# Fe Exam for non- ABET foreign degree



## f.daraiseh (Nov 11, 2014)

i am studying for the FE exam and then i realized i have to be from an ABET university in order to be able to take the exam,

i know i have to get my credentials evaluated but is there is anyone who have done it. any help here would be much appreciated.


----------



## nady (Nov 11, 2014)

Like you I'm also a foreign educated engineer.Here in Texas they will let you sit for FE exam and will need your credentials evaluated only when you apply for EIT certification or want to sit for PE. Attached link for more information.

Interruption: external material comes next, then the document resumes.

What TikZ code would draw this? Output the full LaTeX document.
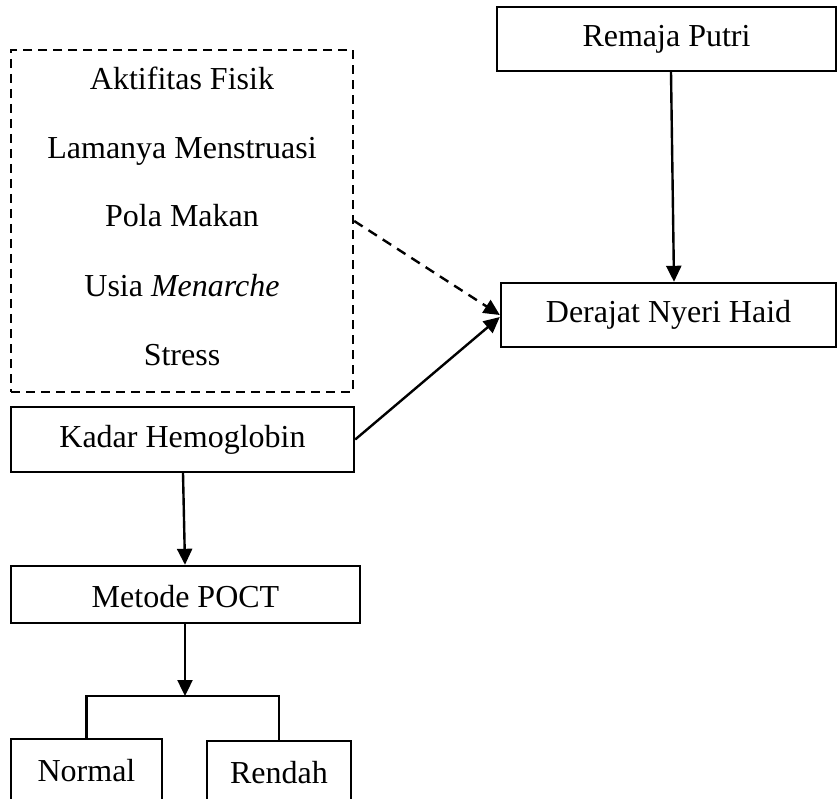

http://www.tbpe.state.tx.us/lic_exams.htm


----------



## f.daraiseh (Nov 12, 2014)

so you are saying i can do the exam then if i pass and want my certificate i have to apply for credential evaluation ?


----------



## Wildsoldier PE (Dec 7, 2014)

You need to check with the board of the state you are taking the test. I already passed thru the evaluation. First, when I graduate my institution was not accredited by ABET so in other words i have a non-accredited degree. Five years after my graduation my University received the accreditation. But this doesn't mean that my degree automatically become accredited...i still have a non-accredited degree...good thing in my case the NCEES results from the evaluation came positive for me..it said that my degree fulfilled NCEES criteria...I didn't had deficiencies. If deficiencies are found the board may request to fulfill the deficiencies (take the classes that you are deficient) in order to proceed.


----------



## fishbone (Dec 24, 2014)

My B.S is also not in US but they didn't prevent me from registreing and taking the fe exam..


----------